Exceptions and whatnots
What we saw in the last paragraph, mathematically speaking, is that Thunder Dragon is good, Upstart is meh, Foolish is bad, but is that right? Well, not. You mustn't forget that there are variables and that sometime card quality is what matters. Unless you have something that needs discard fodder, are you really having some use for those Thunder Dragons? I believe not, that's why Thunder Dragon is under-used, seeing use only in FTKs or similar thingies, because it thins the deck, lets you go +1 and provides discard fodder for Dark World Dealing.

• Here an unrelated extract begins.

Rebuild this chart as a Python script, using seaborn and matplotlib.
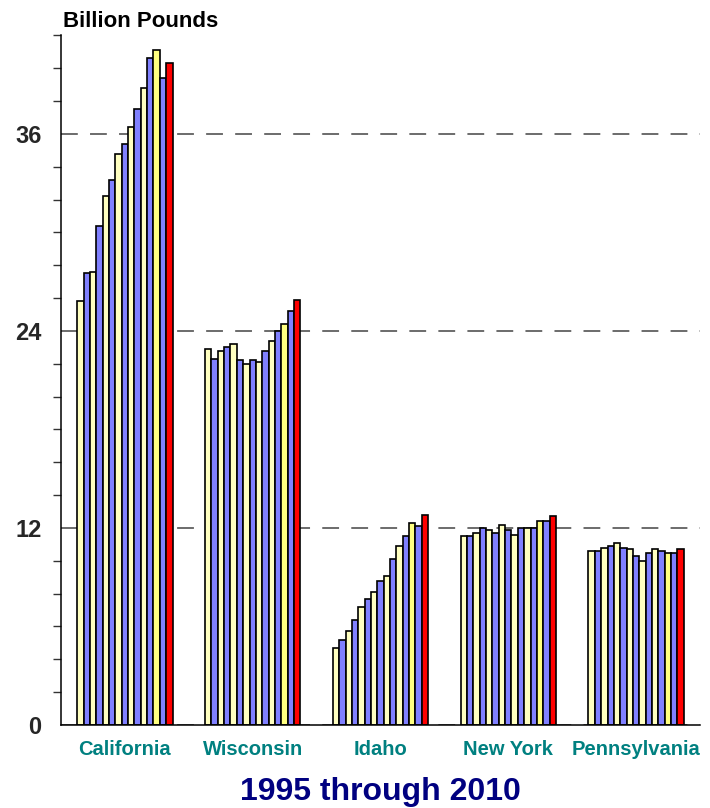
import pandas as pd
import matplotlib.pyplot as plt
from matplotlib.ticker import MultipleLocator
import seaborn as sns

# milk production by state, billion pounds (15 yearly bars per state)
states = ['California', 'Wisconsin', 'Idaho', 'New York', 'Pennsylvania']
years = [str(y) for y in range(1996, 2011)]

california = [25.8, 27.5, 27.6, 30.4, 32.2, 33.2, 34.8, 35.4, 36.4, 37.5, 38.8, 40.6, 41.1, 39.4, 40.3]
wisconsin = [22.9, 22.3, 22.8, 23.0, 23.2, 22.2, 22.0, 22.2, 22.1, 22.8, 23.4, 24.0, 24.4, 25.2, 25.9]
idaho = [4.7, 5.2, 5.7, 6.4, 7.2, 7.7, 8.1, 8.8, 9.1, 10.1, 10.9, 11.5, 12.3, 12.1, 12.8]
new_york = [11.5, 11.5, 11.7, 12.0, 11.9, 11.7, 12.2, 11.9, 11.6, 12.0, 12.0, 12.0, 12.4, 12.4, 12.7]
pennsylvania = [10.6, 10.6, 10.8, 10.9, 11.1, 10.8, 10.7, 10.3, 10.0, 10.5, 10.7, 10.6, 10.5, 10.5, 10.7]

values = [california, wisconsin, idaho, new_york, pennsylvania]

df = pd.DataFrame([(s, y, v) for s, vals in zip(states, values) for y, v in zip(years, vals)],
                  columns=['State', 'Year', 'Pounds'])

pale = '#FFFFC0'
blue = '#8080FF'
colors = [pale if i % 2 == 0 else blue for i in range(len(years))]
colors[12] = '#FFFF80'
colors[-1] = '#FF0000'

sns.set_style('white')
plt.rcParams['font.family'] = ['Liberation Sans', 'DejaVu Sans']

fig = plt.figure(figsize=(7.1, 8.08), dpi=100)
ax = fig.add_axes([61 / 710, 83 / 808, 639 / 710, (725 - 35.4) / 808])

sns.barplot(data=df, x='State', y='Pounds', hue='Year', hue_order=years, order=states,
            palette=colors, saturation=1, width=0.745, edgecolor='black', linewidth=1.2,
            legend=False, ax=ax)

ax.set_xlim(-0.5, 4.5)
ax.set_ylim(0, 42)
ax.set_yticks([0, 12, 24, 36])
ax.yaxis.set_minor_locator(MultipleLocator(2))
ax.set_axisbelow(True)
ax.grid(axis='y', which='major', color='#444444', linestyle=(0, (11, 8)), linewidth=1.1)
ax.grid(axis='x', visible=False)

for s in ['top', 'right']:
    ax.spines[s].set_visible(False)
for s in ['left', 'bottom']:
    ax.spines[s].set_color('black')
    ax.spines[s].set_linewidth(1.1)

ax.tick_params(axis='y', which='major', direction='inout', length=12, width=1, color='#333333',
               labelsize=17, pad=8)
ax.tick_params(axis='y', which='minor', direction='out', length=6, width=1, color='#333333', left=True)
for lab in ax.get_yticklabels():
    lab.set_fontweight('bold')

ax.tick_params(axis='x', length=0, pad=11, labelsize=14.5, labelcolor='#008080')
for lab in ax.get_xticklabels():
    lab.set_fontweight('bold')

ax.set_xlabel('')
ax.set_ylabel('')

fig.text(63 / 710, (808 - 27) / 808, 'Billion Pounds', ha='left', va='baseline',
         fontsize=16, fontweight='bold', color='black')
fig.text(380 / 710, (808 - 800) / 808, '1995 through 2010', ha='center', va='baseline',
         fontsize=23, fontweight='bold', color='#000080')

plt.savefig('out.png', dpi=100)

What about Upstart? If what you did didn't provide you any advantage but just made the opponent gain 1000 LPs, what was its use? Again, deck thinning. Playing Upstarts basically lets you go under the 40 card limit. Playing 3 in a 40 card deck will make it like you're using 37 cards, which improves your deck. Let's just say you can bypass the 3-card limit, how would a deck made up of 35 Upstarts and 5 pieces of exodia be? Simply unarrestable, whoever goes first without the opponent reacting with a droll and lock bird wins.

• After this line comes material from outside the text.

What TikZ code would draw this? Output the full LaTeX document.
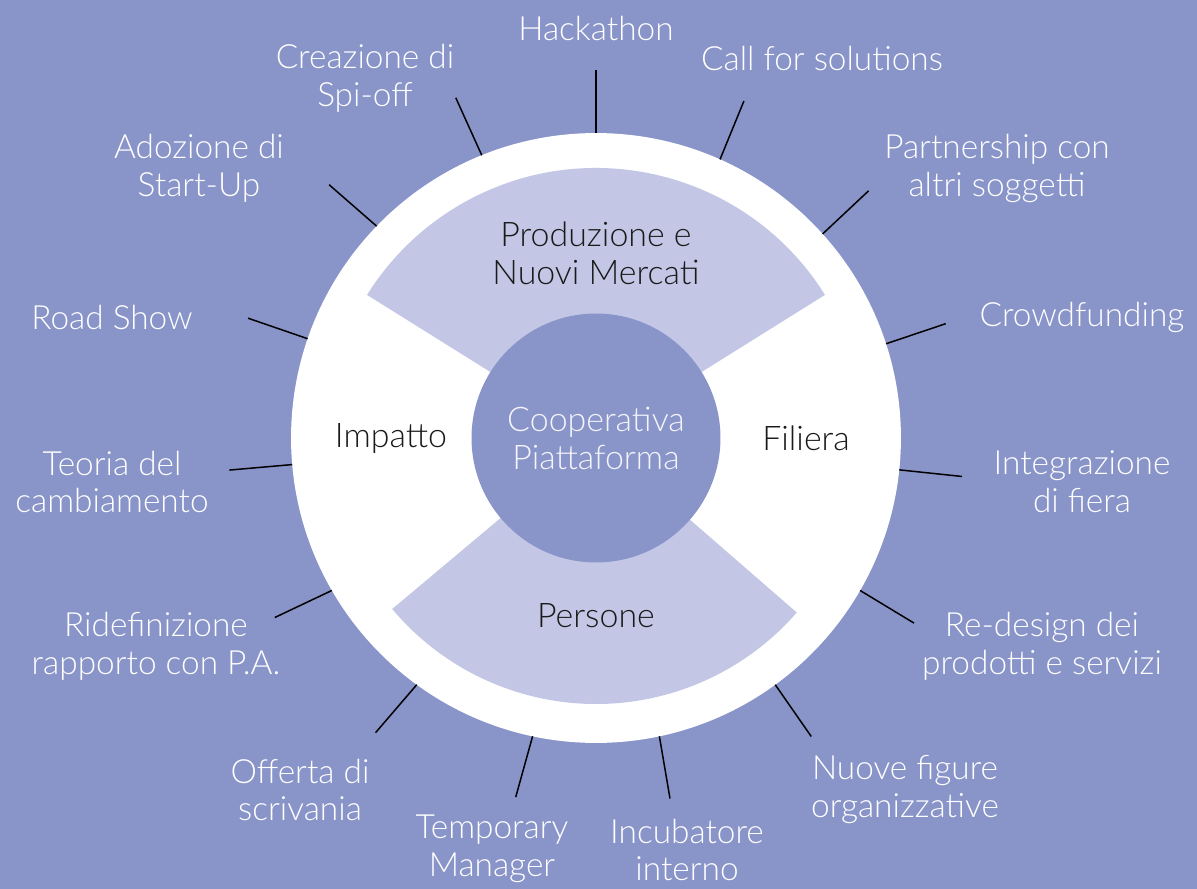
\documentclass[tikz,border=0pt]{standalone}
\usepackage{fontspec}
\IfFontExistsTF{Lato Light}{\setmainfont{Lato Light}}{\setmainfont{Lato}}
\usetikzlibrary{calc}
\definecolor{cbg}{HTML}{8994C9}
\definecolor{csector}{HTML}{C3C7E5}
\definecolor{cink}{HTML}{1A1A1A}
\definecolor{chub}{HTML}{F4F4FB}
\tikzset{
  every picture/.style={line width=0.85pt},
  outer/.style={text=white, align=center, font=\fontsize{19}{21.6}\selectfont},
  inner/.style={text=cink, align=center, font=\fontsize{19.3}{21.6}\selectfont},
  tick/.style={draw=black, line width=0.85pt},
  sector/.style={fill=csector},
}

\begin{document}
\begin{tikzpicture}[x=0.02cm, y=0.02cm]
  % canvas
  \fill[cbg] (-596,438) rectangle (601,-451);
  \useasboundingbox (-596,438) rectangle (601,-451);
  % white ring, two light sectors, hub on top
  \node[circle, fill=white, minimum size=12.2cm, inner sep=0pt, outer sep=0pt] (ring) at (0,0) {};
  \fill[sector] (0,0) -- (32:270) arc[start angle=32, end angle=148, radius=270] -- cycle;
  \fill[sector] (0,0) -- (-140:266) arc[start angle=-140, end angle=-41, radius=266] -- cycle;
  \node[circle, fill=cbg, minimum size=4.98cm, inner sep=0pt, align=center, text=chub,
        font=\fontsize{19.3}{21.6}\selectfont] (hub) at (0,0) {Cooperativa\\Piattaforma};
  \node[inner] (prod) at (0,185) {Produzione e\\Nuovi Mercati};
  \node[inner] (imp) at (-205,0) {Impatto};
  \node[inner] (fil) at (210,0) {Filiera};
  \node[inner] (pers) at (0,-178) {Persone};
  % ticks and labels around the ring
  \foreach \i/\a/\x/\y/\t in {
      1/90/0/410/{Hackathon},
      2/66.3/226/380/{Call for solutions},
      3/42.2/401/270/{Partnership con\\altri soggetti},
      4/18.1/486/121/{Crowdfunding},
      5/-6/486/-44/{Integrazione\\di fiera},
      6/-30.2/446/-208/{Re-design dei\\prodotti e servizi},
      7/-54.2/309/-352/{Nuove figure\\organizzative},
      8/-78.4/91/-412/{Incubatore\\interno},
      9/-102.6/-104/-411/{Temporary\\Manager},
      10/-126.8/-296/-352/{Offerta di\\scrivania},
      11/-150.8/-440/-208/{Ridefinizione\\rapporto con P.A.},
      12/-175/-484/-44/{Teoria del\\cambiamento},
      13/161/-484/121/{Road Show},
      14/136.5/-397/270/{Adozione di\\Start-Up},
      15/112.4/-231/360/{Creazione di\\Spi-off}}
  {
    \coordinate (t\i) at (\a:368);
    \draw[tick] (ring.\a) -- (t\i);
    \node[outer] (l\i) at (\x,\y) {\t};
  }
\end{tikzpicture}
\end{document}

And then, what about Spellbook of Power? It's an inconfutable -1, so it's bad, right? Damn no. This is one of the whatnots I was talking about, it has a "side effect". When it destroys a monster in battle, you get a Spellbook spell from your deck. This means that you lose the card you activate (-1), search one (+1) and destroy an opponent's monster (+1). All in all, it becomes a +1. You happy now, SB player?

Applications
Why is this rule so important in YGO? As said before, the player who has more cards is most likely the one winning, but why does it matter if there are cards that are -1, -2, -3 or +1, +2, +3? First of all, let's just say that we're speaking of an at least semi-competitive game-scene, where no one plays plain -1s aside from Foolish Burial, SB of Power and similar (because, in the end, they aren't really -1s or have a real purpose). Considering that you start with 6 cards, you shouldn't waste them, but use them to produce more cards. What an ED player does is a combo on first turn that usually takes him to about +6 (+6 from the original number, resulting in about 12 cards). Do you realize why EDs are so strong right now?
What about SBs, why are they so strong? That's because they have +1s of about +3/4 but that they do repeteatedly, plus eventual stuff from Power and such.

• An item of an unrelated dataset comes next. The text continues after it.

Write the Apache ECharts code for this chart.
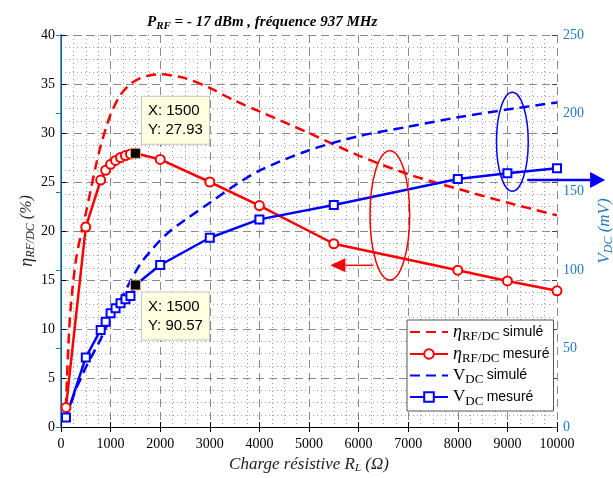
<!DOCTYPE html>
<html>
<head>
<meta charset="utf-8">
<script src="https://cdn.jsdelivr.net/npm/echarts@6/dist/echarts.min.js"></script>
<style>
  html, body { margin: 0; padding: 0; background: #fff; }
  #main { width: 613px; height: 478px; }
</style>
</head>
<body>
<div id="main"></div>
<script>
// load resistance (ohm), measured points
const rMes = [100, 500, 800, 900, 1000, 1100, 1200, 1300, 1400, 1500, 2000, 3000, 4000, 5500, 8000, 9000, 10000];
const etaMes = [2.0, 20.4, 25.2, 26.2, 26.8, 27.2, 27.5, 27.7, 27.85, 27.93, 27.3, 25.0, 22.6, 18.7, 16.0, 14.9, 13.9];
const vdcMes = [6, 44.4, 61.9, 67.2, 72.5, 75.7, 78.9, 81.4, 83.5, 90.57, 103.3, 120.7, 132.4, 141.6, 158.2, 161.8, 165.0];

// simulated curves
const rSim = [100, 150, 200, 300, 400, 500, 600, 700, 800, 900, 1000, 1200, 1400, 1600, 1800, 2000, 2200, 2500, 3000, 3500, 4000, 5000, 6000, 7000, 8000, 9000, 10000];
const etaSim = [2.0, 8.5, 12.5, 17.0, 19.6, 21.8, 24.2, 26.6, 28.7, 30.4, 31.9, 33.9, 35.0, 35.6, 35.9, 36.0, 35.9, 35.6, 34.6, 33.3, 32.2, 30.0, 27.7, 25.8, 24.3, 22.9, 21.6];
const vdcSim = [6, 11, 15, 24, 31, 38, 44, 50, 56, 63, 69, 81, 93, 104, 112, 119, 125, 132, 143, 154, 163.5, 176.5, 185.5, 191.5, 197.5, 202.5, 207];

const tipIndex = 9; // data tip at R = 1500

// annotations, in (R, eta) units
const redEllipse = { x: 6630, y: 21.6, rx: 400, ry: 6.6 };
const redArrow = { from: [6300, 16.5], to: [5430, 16.5] };
const blueEllipse = { x: 9100, y: 29.1, rx: 320, ry: 5.05 };
const blueArrow = { from: [9400, 25.2], to: [10970, 25.2] };

const RED = '#ff0000';
const BLUE = '#0000ff';
const AXBLUE = '#1f78c1';
const SERIF = 'Liberation Serif';
const SANS = 'Liberation Sans';

const zip = (xs, ys) => xs.map((x, i) => [x, ys[i]]);

const legendText = {
  etaSim: '{g|η}{sub|RF/DC} {t|simulé}',
  etaMes: '{g|η}{sub|RF/DC} {t|mesuré}',
  vSim: '{v|V}{sub|DC} {t|simulé}',
  vMes: '{v|V}{sub|DC} {t|mesuré}'
};

function tipLabel(pos) {
  return {
    show: true,
    position: pos,
    formatter: p => 'X: ' + p.data.coord[0] + '\nY: ' + p.data.coord[1].toFixed(2),
    fontFamily: SANS,
    fontSize: 15,
    lineHeight: 19,
    color: '#000',
    backgroundColor: '#ffffe1',
    borderColor: '#c4c4c4',
    borderWidth: 1,
    padding: [5, 6, 4, 6]
  };
}

const chart = echarts.init(document.getElementById('main'), null, { renderer: 'canvas' });

const option = {
  animation: false,
  backgroundColor: '#fff',
  title: {
    left: 142,
    top: 7,
    text: '{b|P}{bs|RF}{b| = - 17 dBm , fréquence 937 MHz}',
    textStyle: {
      rich: {
        b: { fontFamily: SERIF, fontStyle: 'italic', fontWeight: 'bold', fontSize: 15, lineHeight: 20, color: '#000' },
        bs: { fontFamily: SERIF, fontStyle: 'italic', fontWeight: 'bold', fontSize: 11, lineHeight: 11, verticalAlign: 'bottom', color: '#000' }
      }
    }
  },
  legend: {
    orient: 'vertical',
    left: 407,
    top: 320,
    itemWidth: 38,
    itemHeight: 12,
    itemGap: 2,
    padding: [3, 4, 3, 2],
    backgroundColor: '#fff',
    borderColor: '#555',
    borderWidth: 1,
    borderRadius: 0,
    data: [
      { name: 'etaSim', itemStyle: { opacity: 0 } },
      { name: 'etaMes' },
      { name: 'vSim', itemStyle: { opacity: 0 } },
      { name: 'vMes' }
    ],
    formatter: name => legendText[name],
    textStyle: {
      color: '#000',
      rich: {
        g: { fontFamily: SERIF, fontStyle: 'italic', fontSize: 18, lineHeight: 22 },
        v: { fontFamily: SERIF, fontSize: 17, lineHeight: 22 },
        sub: { fontFamily: SERIF, fontSize: 13, lineHeight: 13, verticalAlign: 'bottom' },
        t: { fontFamily: SANS, fontSize: 14, lineHeight: 22 }
      }
    }
  },
  grid: { left: 61, right: 56, top: 35, bottom: 51, outerBoundsMode: 'none', containLabel: false },
  xAxis: [
    {
      type: 'value',
      min: 0,
      max: 10000,
      interval: 1000,
      name: '{i|Charge résistive R}{s|L}{i| (Ω)}',
      nameLocation: 'middle',
      nameGap: 27,
      nameTextStyle: {
        rich: {
          i: { fontFamily: SERIF, fontStyle: 'italic', fontSize: 17, lineHeight: 18, color: '#222' },
          s: { fontFamily: SERIF, fontStyle: 'italic', fontSize: 11, lineHeight: 11, verticalAlign: 'bottom', color: '#222' }
        }
      },
      axisLine: { show: true, onZero: false, lineStyle: { color: '#000', width: 1 } },
      axisTick: { inside: true, length: 5, lineStyle: { color: '#000' } },
      axisLabel: { fontFamily: SERIF, fontSize: 14, color: '#000', margin: 10, formatter: v => String(v) },
      splitLine: { show: true, lineStyle: { color: '#8a8a8a', type: [8, 5], width: 1 } },
      minorTick: { show: false, splitNumber: 4 },
      minorSplitLine: { show: true, lineStyle: { color: '#a0a0a0', type: [1, 3], width: 1 } }
    },
    {
      type: 'value',
      position: 'top',
      min: 0,
      max: 10000,
      interval: 1000,
      axisLine: { show: false },
      axisTick: { inside: true, length: 5, lineStyle: { color: '#000' } },
      axisLabel: { show: false },
      splitLine: { show: false }
    }
  ],
  yAxis: [
    {
      type: 'value',
      position: 'left',
      min: 0,
      max: 40,
      interval: 5,
      name: '{g|η}{s|RF/DC}{i| (%)}',
      nameLocation: 'middle',
      nameRotate: 90,
      nameGap: 24,
      nameMoveOverlap: false,
      nameTextStyle: {
        rich: {
          g: { fontFamily: SERIF, fontStyle: 'italic', fontSize: 18, lineHeight: 20, color: '#222' },
          i: { fontFamily: SERIF, fontStyle: 'italic', fontSize: 16, lineHeight: 20, color: '#222' },
          s: { fontFamily: SERIF, fontStyle: 'italic', fontSize: 12, lineHeight: 12, verticalAlign: 'bottom', color: '#222' }
        }
      },
      axisLine: { show: true, lineStyle: { color: '#000', width: 1 } },
      axisTick: { show: true, inside: true, length: 5, lineStyle: { color: '#000' } },
      axisLabel: { fontFamily: SERIF, fontSize: 14, color: '#000', margin: 6 },
      splitLine: { show: true, lineStyle: { color: '#8a8a8a', type: [8, 5], width: 1 } },
      minorTick: { show: false, splitNumber: 4 },
      minorSplitLine: { show: true, lineStyle: { color: '#a0a0a0', type: [1, 3], width: 1 } }
    },
    {
      type: 'value',
      position: 'right',
      min: 0,
      max: 250,
      interval: 50,
      name: '{i|V}{s|DC}{i| (mV)}',
      nameLocation: 'middle',
      nameRotate: 90,
      nameGap: 38,
      nameMoveOverlap: false,
      nameTextStyle: {
        rich: {
          i: { fontFamily: SERIF, fontStyle: 'italic', fontSize: 17, lineHeight: 20, color: AXBLUE },
          s: { fontFamily: SERIF, fontStyle: 'italic', fontSize: 12, lineHeight: 12, verticalAlign: 'bottom', color: AXBLUE }
        }
      },
      axisLine: { show: true, lineStyle: { color: AXBLUE, width: 1.5 } },
      axisTick: { show: true, inside: true, length: 5, lineStyle: { color: AXBLUE } },
      axisLabel: { fontFamily: SERIF, fontSize: 14, color: AXBLUE, margin: 6 },
      splitLine: { show: false }
    },
    {
      type: 'value',
      position: 'right',
      min: 0,
      max: 40,
      interval: 5,
      axisLine: { show: false },
      axisTick: { show: true, inside: true, length: 5, lineStyle: { color: '#444' } },
      axisLabel: { show: false },
      splitLine: { show: false }
    }
  ],
  series: [
    {
      name: 'etaSim',
      type: 'line',
      yAxisIndex: 0,
      data: zip(rSim, etaSim),
      smooth: 0.3,
      symbol: 'none',
      lineStyle: { color: RED, width: 2.5, type: [10, 6] },
      itemStyle: { color: RED }
    },
    {
      name: 'etaMes',
      type: 'line',
      yAxisIndex: 0,
      data: zip(rMes, etaMes),
      symbol: 'emptyCircle',
      symbolSize: 9,
      lineStyle: { color: RED, width: 2.5 },
      itemStyle: { color: RED, borderColor: RED, borderWidth: 2 },
      markPoint: {
        symbol: 'rect',
        symbolSize: 10,
        itemStyle: { color: '#000', borderColor: '#e8b878', borderWidth: 1 },
        label: tipLabel([12, -51]),
        data: [{ coord: [rMes[tipIndex], etaMes[tipIndex]] }]
      }
    },
    {
      name: 'vSim',
      type: 'line',
      yAxisIndex: 1,
      data: zip(rSim, vdcSim),
      smooth: 0.3,
      symbol: 'none',
      lineStyle: { color: BLUE, width: 2.5, type: [10, 6] },
      itemStyle: { color: BLUE }
    },
    {
      name: 'vMes',
      type: 'line',
      yAxisIndex: 1,
      data: zip(rMes, vdcMes),
      symbol: 'emptyRect',
      symbolSize: 8,
      lineStyle: { color: BLUE, width: 2.5 },
      itemStyle: { color: BLUE, borderColor: BLUE, borderWidth: 2 },
      markPoint: {
        symbol: 'rect',
        symbolSize: 10,
        itemStyle: { color: '#000', borderColor: '#e8b878', borderWidth: 1 },
        label: tipLabel([12, 13]),
        data: [{ coord: [rMes[tipIndex], vdcMes[tipIndex]] }]
      }
    }
  ]
};

chart.setOption(option);

// ellipses and arrows, placed through the axes
const finder = { xAxisIndex: 0, yAxisIndex: 0 };
const px = pt => chart.convertToPixel(finder, pt);

function ellipseShape(e, color, width) {
  const c = px([e.x, e.y]);
  const rx = px([e.x + e.rx, e.y])[0] - c[0];
  const ry = c[1] - px([e.x, e.y + e.ry])[1];
  return {
    type: 'ellipse',
    shape: { cx: c[0], cy: c[1], rx: rx, ry: ry },
    style: { fill: null, stroke: color, lineWidth: width },
    z: 100
  };
}

function arrowShapes(a, color, width, head) {
  const p0 = px(a.from);
  const p1 = px(a.to);
  const dir = p1[0] > p0[0] ? 1 : -1;
  const base = p1[0] - dir * head[0];
  return [
    {
      type: 'line',
      shape: { x1: p0[0], y1: p0[1], x2: base, y2: p1[1] },
      style: { stroke: color, lineWidth: width },
      z: 100
    },
    {
      type: 'polygon',
      shape: { points: [[p1[0], p1[1]], [base, p1[1] - head[1]], [base, p1[1] + head[1]]] },
      style: { fill: color },
      z: 100
    }
  ];
}

chart.setOption({
  graphic: [
    ellipseShape(redEllipse, RED, 1.5),
    ...arrowShapes(redArrow, RED, 1.5, [15, 7]),
    ellipseShape(blueEllipse, BLUE, 1.5),
    ...arrowShapes(blueArrow, BLUE, 2.5, [15, 8])
  ]
});
</script>
</body>
</html>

This means that Card Advantage can easily vary. If you keep on using 1 for 1 (you lose one card in exchange for another from the opponent, like MST) you'll eventually lose because the opponent will plus if you don't have a consistent plus engine. What's behind Antimeta is exactly that, it doesn't use simple 1 for 1, but uses cards (even though they are mostly one for ones in the end) that won't let the opponent plus. The example I use the most is "Veiler that Stratos". Of course locking their pluses isn't that helpful if you don't have a way to plus yourself, but what if the way to plus yourself is minusing the opponent? That is a legit way of plusing, I said before, an opponent's -1 is a +1 for you. Let's say, then, that you are playing a control deck, you have a 1200 ATK Dyna and a Garden on the field. You'll instantaneously notice that the opponent isn't able to SS big monsters while it is needed to have an AT LEAST 2400 ATK monster to ram into Dyna, as of now. You don't leave him ways to ATK you and to damage you (you're locking Garden's summons with Dyna) and when you summon you don't plus him. Given that you have a big monster, you're free to set your monsters and then flip them if you want them at full force.
Doing so, you'll either keep the opponent at your same number but with less useful cards or you'll be minusing him always.

Decks
The kind of decks that work with this mindset are mainly Control, Stun and Antimeta, Stun being the one who uses is the best. I named Chaos Stun a couple of times, my favourite Stun deck ever I'm renewing. Either in the next or the one after the next post I'll write about it and the renewed list I'm working on.
Control has the option I named up there of Garden+Pachy, for example, while Antimeta lives off that, with Pachy on the field and several backrows.


Well, well, liked getting back at writing a lil bit, hope I can fully return blogging.